Tem-se preocupação em tornar tais textos acessíveis aos alunos surdos, pois, de acordo com Cunha (2007, p. 202), “é surpreendente e assustador o vácuo de informações provocado pela falta de acesso a bens culturais simbólicos, quase todos em língua portuguesa escrita”. Como forma de aproximá-los dos textos narrativos, a autora propõe uma reflexão: “ter contato com a literatura por meio de outras linguagens já é uma prática corriqueira usada pelo cinema, pelo teatro e pela televisão; a novidade é entender e inserir (tais) linguagens no contexto pedagógico”. Por conseguinte, podemos considerar que vários suportes podem e devem ser incorporados pela escola para tentar efetivamente tornar esse ensino mais produtivo para esse segmento.

A atividade descrita neste texto e que aparece indicada já no título foi uma adaptação de um dos clássicos da literatura para o vídeo. Para isso, informamos que a turma que produziu o trabalho era de 6° ano. É comum, tendo como base o planejamento utilizado pela escola, trabalharmos alguns elementos presentes nas diferentes mitologias, sobretudo a grega e a romana, com esses alunos. Os textos foram lidos e debatidos pela turma, além de incluir o trabalho com o texto adaptado para revista em quadrinhos. A história em que nos fixamos por mais tempo foi a narração do episódio da Guerra de Troia. Discutimos, então, a figura da mulher, representada pela personagem Helena, além da importância da cultura grega para a cultura ocidental. Depois fizemos uma contação de história com os alunos em Libras e organizamos cartazes com resumos da narrativa em língua portuguesa escrita.

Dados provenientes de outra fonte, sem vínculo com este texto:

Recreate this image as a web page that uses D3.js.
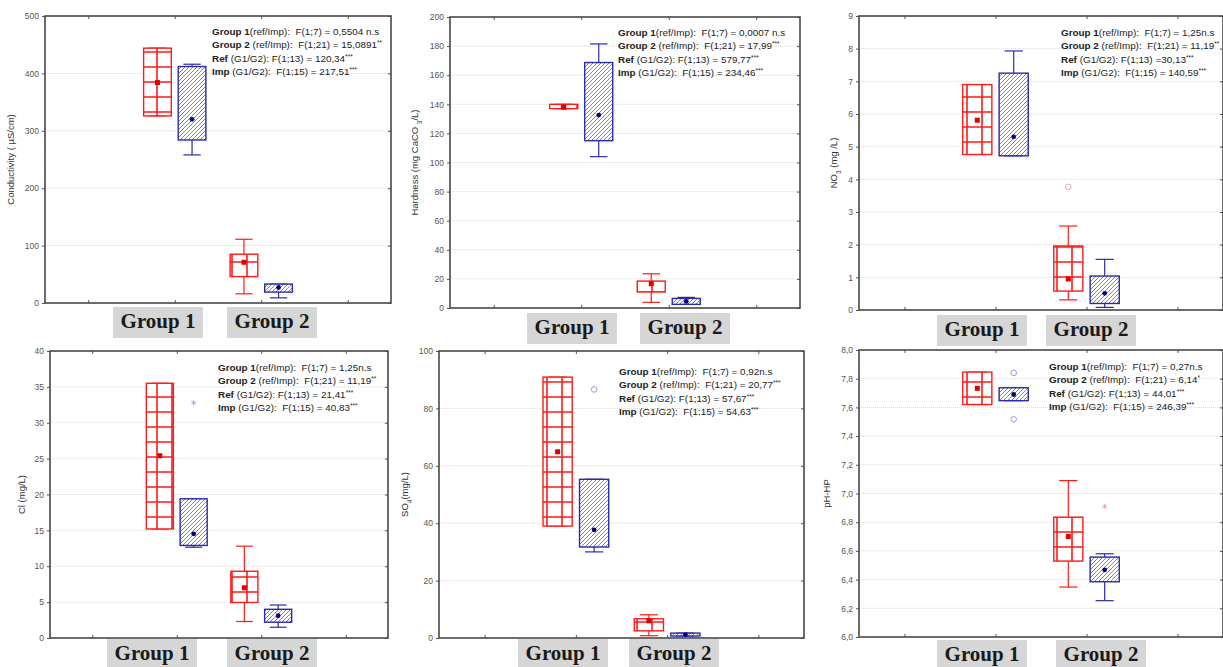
<!DOCTYPE html>
<html>
<head>
<meta charset="utf-8">
<script src="https://cdn.jsdelivr.net/npm/d3@7"></script>
<style>
body { margin: 0; background: #fff; }
text { white-space: pre; }
</style>
</head>
<body>
<div id="chart"></div>
<script>
// categories
var groups = ["Group 1", "Group 2"];

// box stats per group: [whisker low, box low, mean, box high, whisker high]
var condRef = [[326, 326, 384, 444, 444], [16, 46, 71, 85, 111]];
var condImp = [[258, 284, 320, 412, 416], [9, 19, 27, 33, 33]];
var hardRef = [[137, 137, 138, 140, 140], [3.9, 11, 16.7, 18.5, 23.5]];
var hardImp = [[104, 115, 132.6, 168.7, 181.5], [2.5, 2.5, 4.5, 6.6, 7.3]];
var no3Ref = [[4.76, 4.76, 5.81, 6.9, 6.9], [0.31, 0.58, 0.95, 1.96, 2.57]];
var no3Imp = [[4.72, 4.72, 5.3, 7.25, 7.93], [0.08, 0.2, 0.51, 1.04, 1.55]];
var clRef = [[15.2, 15.2, 25.4, 35.5, 35.5], [2.3, 4.95, 7.0, 9.3, 12.8]];
var clImp = [[12.65, 12.9, 14.5, 19.4, 19.4], [1.5, 2.2, 3.1, 4.0, 4.6]];
var so4Ref = [[39, 39, 64.9, 90.9, 90.9], [0.8, 2.5, 6.0, 6.7, 8.1]];
var so4Imp = [[30.0, 31.7, 37.7, 55.3, 55.3], [0.7, 0.7, 1.2, 1.7, 1.7]];
var phRef = [[7.62, 7.62, 7.733, 7.846, 7.846], [6.348, 6.529, 6.70, 6.835, 7.09]];
var phImp = [[7.647, 7.647, 7.69, 7.737, 7.737], [6.253, 6.385, 6.468, 6.557, 6.58]];

// outliers: [group index, series, value, symbol, colour]
var no3Out = [[1, "ref", 3.77, "circle", "#f2a0a0"]];
var clOut = [[0, "imp", 32.8, "star", "#a8a8e8"]];
var so4Out = [[0, "imp", 86.6, "circle", "#9999dd"]];
var phOut = [[0, "imp", 7.84, "circle", "#9999dd"], [0, "imp", 7.517, "circle", "#9999dd"],
             [1, "imp", 6.91, "star", "#f0a0a0"]];

// y tick values
var condTicks = d3.range(0, 501, 100);
var hardTicks = d3.range(0, 201, 20);
var no3Ticks = d3.range(0, 10, 1);
var clTicks = d3.range(0, 41, 5);
var so4Ticks = d3.range(0, 101, 20);
var phTicks = [6.0, 6.2, 6.4, 6.6, 6.8, 7.0, 7.2, 7.4, 7.6, 7.8, 8.0];

// annotation lines: [bold part, plain part, stars]
var condNotes = [["Group 1", "(ref/Imp):  F(1;7) = 0,5504 n.s", ""],
                 ["Group 2", " (ref/Imp):  F(1;21) = 15,0891", "**"],
                 ["Ref", " (G1/G2): F(1;13) = 120,34", "***"],
                 ["Imp", " (G1/G2):  F(1;15) = 217,51", "***"]];
var hardNotes = [["Group 1", "(ref/Imp):  F(1;7) = 0,0007 n.s", ""],
                 ["Group 2", " (ref/Imp):  F(1;21) = 17,99", "***"],
                 ["Ref", " (G1/G2): F(1;13) = 579,77", "***"],
                 ["Imp", " (G1/G2):  F(1;15) = 234,46", "***"]];
var no3Notes = [["Group 1", "(ref/Imp):  F(1;7) = 1,25n.s", ""],
                ["Group 2", " (ref/Imp):  F(1;21) = 11,19", "**"],
                ["Ref", " (G1/G2): F(1;13) =30,13", "***"],
                ["Imp", " (G1/G2):  F(1;15) = 140,59", "***"]];
var clNotes = [["Group 1", "(ref/Imp):  F(1;7) = 1,25n.s", ""],
               ["Group 2", " (ref/Imp):  F(1;21) = 11,19", "**"],
               ["Ref", " (G1/G2): F(1;13) = 21,41", "***"],
               ["Imp", " (G1/G2):  F(1;15) = 40,83", "***"]];
var so4Notes = [["Group 1", "(ref/Imp):  F(1;7) = 0,92n.s", ""],
                ["Group 2", " (ref/Imp):  F(1;21) = 20,77", "***"],
                ["Ref", " (G1/G2): F(1;13) = 57,67", "***"],
                ["Imp", " (G1/G2):  F(1;15) = 54,63", "***"]];
var phNotes = [["Group 1", "(ref/Imp):  F(1;7) = 0,27n.s", ""],
               ["Group 2", " (ref/Imp):  F(1;21) = 6,14", "*"],
               ["Ref", " (G1/G2): F(1;13) = 44,01", "***"],
               ["Imp", " (G1/G2):  F(1;15) = 246,39", "***"]];

var fmtInt = d3.format("d");
var fmtComma = function (d) { return d3.format(".1f")(d).replace(".", ","); };

//layout of the six panels
var panels = [
  {x0: 45, x1: 391, y0: 16, y1: 303, dom: [0, 500], ticks: condTicks, fmt: fmtInt,
   label: [["Conductivity ( µS/cm)", ""]], labelX: 14,
   ref: condRef, imp: condImp, out: [], notes: condNotes, noteX: 212, noteY: 35,
   tags: [158, 272], tagY: 307},
  {x0: 450, x1: 800, y0: 17, y1: 308, dom: [0, 200], ticks: hardTicks, fmt: fmtInt,
   label: [["Hardness (mg CaCO ", ""], ["3", "sub"], ["/L)", ""]], labelX: 418,
   ref: hardRef, imp: hardImp, out: [], notes: hardNotes, noteX: 618, noteY: 36,
   tags: [572, 685], tagY: 313},
  {x0: 859, x1: 1223, y0: 16, y1: 310, dom: [0, 9], ticks: no3Ticks, fmt: fmtInt,
   label: [["NO", ""], ["3", "sub"], [" (mg /L)", ""]], labelX: 837,
   ref: no3Ref, imp: no3Imp, out: no3Out, notes: no3Notes, noteX: 1061, noteY: 36,
   tags: [982, 1091], tagY: 315},
  {x0: 50, x1: 388, y0: 351, y1: 638, dom: [0, 40], ticks: clTicks, fmt: fmtInt,
   label: [["Cl (mg/L)", ""]], labelX: 25,
   ref: clRef, imp: clImp, out: clOut, notes: clNotes, noteX: 218, noteY: 371,
   tags: [152, 272], tagY: 639},
  {x0: 439, x1: 804, y0: 351, y1: 638, dom: [0, 100], ticks: so4Ticks, fmt: fmtInt,
   label: [["SO", ""], ["4", "sub"], ["(mg/L)", ""]], labelX: 408,
   ref: so4Ref, imp: so4Imp, out: so4Out, notes: so4Notes, noteX: 619, noteY: 375,
   tags: [563, 674], tagY: 639},
  {x0: 859, x1: 1223, y0: 350, y1: 637, dom: [6, 8], ticks: phTicks, fmt: fmtComma,
   label: [["pH-HP", ""]], labelX: 830,
   ref: phRef, imp: phImp, out: phOut, notes: phNotes, noteX: 1049, noteY: 370,
   tags: [982, 1101], tagY: 640}
];

var svg = d3.select("#chart").append("svg")
    .attr("width", 1223)
    .attr("height", 667);

//patterns
var defs = svg.append("defs");
var grid = defs.append("pattern")
    .attr("id", "redgrid")
    .attr("patternUnits", "userSpaceOnUse")
    .attr("width", 15)
    .attr("height", 15);
grid.append("rect").attr("width", 15).attr("height", 15).attr("fill", "#fff");
grid.append("path")
    .attr("d", "M7,0 V15 M0,7 H15")
    .attr("stroke", "#ff1a1a")
    .attr("stroke-width", 1.6);

var hatch = defs.append("pattern")
    .attr("id", "bluehatch")
    .attr("patternUnits", "userSpaceOnUse")
    .attr("width", 4)
    .attr("height", 4);
hatch.append("rect").attr("width", 4).attr("height", 4).attr("fill", "#fff");
hatch.append("path")
    .attr("d", "M-1,1 l2,-2 M0,4 l4,-4 M3,5 l2,-2")
    .attr("stroke", "#5050d8")
    .attr("stroke-width", 0.75);

var style = {
  ref: {fill: "url(#redgrid)", stroke: "#ff1a1a", mean: "#e00000", off: -0.2},
  imp: {fill: "url(#bluehatch)", stroke: "#2b2ba8", mean: "#000080", off: 0.2}
};

panels.forEach(function (p) {
  var x = d3.scaleLinear().domain([0, 4]).range([p.x0, p.x1]);
  var y = d3.scaleLinear().domain(p.dom).range([p.y1, p.y0]);
  var g = svg.append("g");

  // grid lines
  g.append("g").selectAll("line")
      .data(p.ticks.slice(1, -1))
      .join("line")
      .attr("x1", p.x0).attr("x2", p.x1)
      .attr("y1", function (d) { return y(d); })
      .attr("y2", function (d) { return y(d); })
      .attr("stroke", "#d8d8d8")
      .attr("stroke-dasharray", "1,1");

  // y axis
  var ya = g.append("g")
      .attr("transform", "translate(" + p.x0 + ",0)")
      .call(d3.axisLeft(y).tickValues(p.ticks).tickFormat(p.fmt).tickSize(3).tickPadding(3));
  ya.select(".domain").remove();
  ya.selectAll("line").attr("stroke", "#555");
  ya.selectAll("text").attr("font-family", "Liberation Sans, Arial").attr("font-size", 8.5).attr("fill", "#555");

  var yr = g.append("g")
      .attr("transform", "translate(" + p.x1 + ",0)")
      .call(d3.axisRight(y).tickValues(p.ticks).tickFormat("").tickSize(-3));
  yr.select(".domain").remove();
  yr.selectAll("line").attr("stroke", "#555");

  // x ticks top and bottom
  [p.y0, p.y1].forEach(function (yy, k) {
    var xa = g.append("g")
        .attr("transform", "translate(0," + yy + ")")
        .call((k ? d3.axisBottom(x) : d3.axisTop(x)).tickValues([0.5, 1.5, 2.5, 3.5]).tickFormat("").tickSize(-3));
    xa.select(".domain").remove();
    xa.selectAll("line").attr("stroke", "#555");
  });

  // boxes
  ["ref", "imp"].forEach(function (s) {
    var st = style[s];
    p[s].forEach(function (v, i) {
      var cx = x(1.5 + i + st.off);
      var bw = x(0.32) - x(0);
      var cw = x(0.2) - x(0);
      var b = g.append("g");
      b.append("line")
          .attr("x1", cx).attr("x2", cx)
          .attr("y1", y(v[4])).attr("y2", y(v[3]))
          .attr("stroke", st.stroke).attr("stroke-width", 1.2);
      b.append("line")
          .attr("x1", cx).attr("x2", cx)
          .attr("y1", y(v[1])).attr("y2", y(v[0]))
          .attr("stroke", st.stroke).attr("stroke-width", 1.2);
      [v[0], v[4]].forEach(function (w) {
        b.append("line")
            .attr("x1", cx - cw / 2).attr("x2", cx + cw / 2)
            .attr("y1", y(w)).attr("y2", y(w))
            .attr("stroke", st.stroke).attr("stroke-width", 1.2);
      });
      b.append("rect")
          .attr("x", cx - bw / 2)
          .attr("y", y(v[3]))
          .attr("width", bw)
          .attr("height", Math.max(y(v[1]) - y(v[3]), 1))
          .attr("fill", st.fill)
          .attr("stroke", st.stroke)
          .attr("stroke-width", 1.4);
      if (s == "ref") {
        b.append("rect")
            .attr("x", cx - 2.5).attr("y", y(v[2]) - 2.5)
            .attr("width", 5).attr("height", 5)
            .attr("fill", st.mean);
      } else {
        b.append("circle")
            .attr("cx", cx).attr("cy", y(v[2]))
            .attr("r", 2.4)
            .attr("fill", st.mean);
      }
    });
  });

  // outliers
  p.out.forEach(function (o) {
    var cx = x(1.5 + o[0] + style[o[1]].off);
    if (o[3] == "circle") {
      g.append("circle")
          .attr("cx", cx).attr("cy", y(o[2]))
          .attr("r", 2.8)
          .attr("fill", "none")
          .attr("stroke", o[4]);
    } else {
      g.append("path")
          .attr("transform", "translate(" + cx + "," + y(o[2]) + ")")
          .attr("d", d3.symbol(d3.symbolAsterisk, 18)())
          .attr("fill", "none")
          .attr("stroke", o[4]);
    }
  });

  // frame
  g.append("rect")
      .attr("x", p.x0).attr("y", p.y0)
      .attr("width", p.x1 - p.x0).attr("height", p.y1 - p.y0)
      .attr("fill", "none")
      .attr("stroke", "#484848")
      .attr("stroke-width", 1.6);

  // y label
  var yl = g.append("text")
      .attr("transform", "translate(" + p.labelX + "," + ((p.y0 + p.y1) / 2) + ") rotate(-90)")
      .attr("text-anchor", "middle")
      .attr("font-family", "Liberation Sans, Arial")
      .attr("font-size", 9.5)
      .attr("fill", "#333");
  p.label.forEach(function (part) {
    var t = yl.append("tspan").text(part[0]);
    if (part[1] == "sub") {
      t.attr("font-size", 6.5).attr("baseline-shift", "sub");
    }
  });

  // annotations
  p.notes.forEach(function (n, k) {
    var t = g.append("text")
        .attr("x", p.noteX)
        .attr("y", p.noteY + k * 13.3)
        .attr("font-family", "Liberation Sans, Arial")
        .attr("font-size", 9.9)
        .attr("fill", "#222");
    t.append("tspan").attr("font-weight", "bold").text(n[0]);
    t.append("tspan").text(n[1]);
    if (n[2]) {
      t.append("tspan").attr("font-size", 6.5).attr("baseline-shift", "super").text(n[2]);
    }
  });

  // group tags under the axis
  groups.forEach(function (name, i) {
    g.append("rect")
        .attr("x", p.tags[i] - 45)
        .attr("y", p.tagY)
        .attr("width", 90)
        .attr("height", 31)
        .attr("fill", "#d6d6d6");
    g.append("text")
        .attr("x", p.tags[i])
        .attr("y", p.tagY + 21)
        .attr("text-anchor", "middle")
        .attr("font-family", "Liberation Serif, Times New Roman")
        .attr("font-weight", "bold")
        .attr("font-size", 21)
        .attr("fill", "#1a1a1a")
        .text(name);
  });
});
</script>
</body>
</html>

Com o interesse crescente dos alunos, pensamos na possibilidade de produzir um vídeo com uma proposta de adaptação da história. Foram pensadas as cenas e distribuídos os personagens. Com a ajuda da professora de cinema da escola, que funcionava no contraturno das aulas regulares, foi sugerido levar a filmagem para fora da escola, nos concentrando na Urca, bairro na Zona Sul do Rio de Janeiro, próximo à escola. Com isso, houve modificações na adaptação do texto debatidas e propostas pelos próprios alunos, explorando ao máximo o cenário utilizado para a filmagem, incluindo a presença do próprio bondinho do Pão de Açúcar. Em nossa proposta não há muros, mas há o desafio de descobrir o caminho certo para encontrar a Helena que, no fim da história, vai embora com ‘seu novo namorado’. Algumas menções ao texto lido ajudam a divulgar a história de modo a atrair novos leitores. Isso acontece, por exemplo, quando Páris comenta a leitura de A Guerra de Troia na escola, ou na conversa com seu pai, que lhe diz que atualmente não deveria haver mais disputas por amor. Desse modo, podemos produzir leituras críticas e reflexivas que questionem o conteúdo dos textos lidos. Não houve seleção de um filme específico para o trabalho; foram mostradas somente pequenas animações produzidas sobre mitologia e sobre a Guerra de Troia, todas disponíveis no YouTube – algumas produzidas mesmo por alunos de outras séries e escolas.

Assim, podemos notar que há várias propostas para a produção e divulgação, nos mais diferentes segmentos e idades, de vídeos realizados por alunos e professores para textos clássicos da literatura. Tais propostas, em nosso contexto, podem proporcionar um caráter mais lúdico e produtivo para o contato com os textos literários, podendo contribuir ainda para despertar o interesse dos leitores para o enfrentamento das eventuais dificuldades de uma leitura mais especializada e exigente, que é própria da leitura literária, sobretudo em uma segunda língua, como é o caso dos alunos surdos.

Referência bibliográfica

CUNHA, M. L. Projeto CINES – Cinema do INES. In: Anais do Congresso INES: 150 anos no Cenário da Educação Brasileira. Rio de Janeiro: Ed. Sindicato Nacional dos Livreiros, 2007. p. 201-205.

FIGUEREDO, V. L. F. Narrativas em trânsito. Contracampo, UFF, v. 1, p. 26-38, 2010.

MINISTÉRIO DA EDUCAÇÃO. Secretaria de Educação Fundamental. Parâmetros Curriculares Nacionais: ensino fundamental: proposta curricular – 3º e 4° Ciclos. Brasília: MEC, 2001.

ROCHA, J. C. C. Literatura ou narrativa? Representações (materiais) da narrativa. In: OLINTO, H. K.; SCHOLLHAMMER. K. R. (orgs.) Literatura e cultura. Rio de Janeiro: Ed. PUC-Rio, 2008.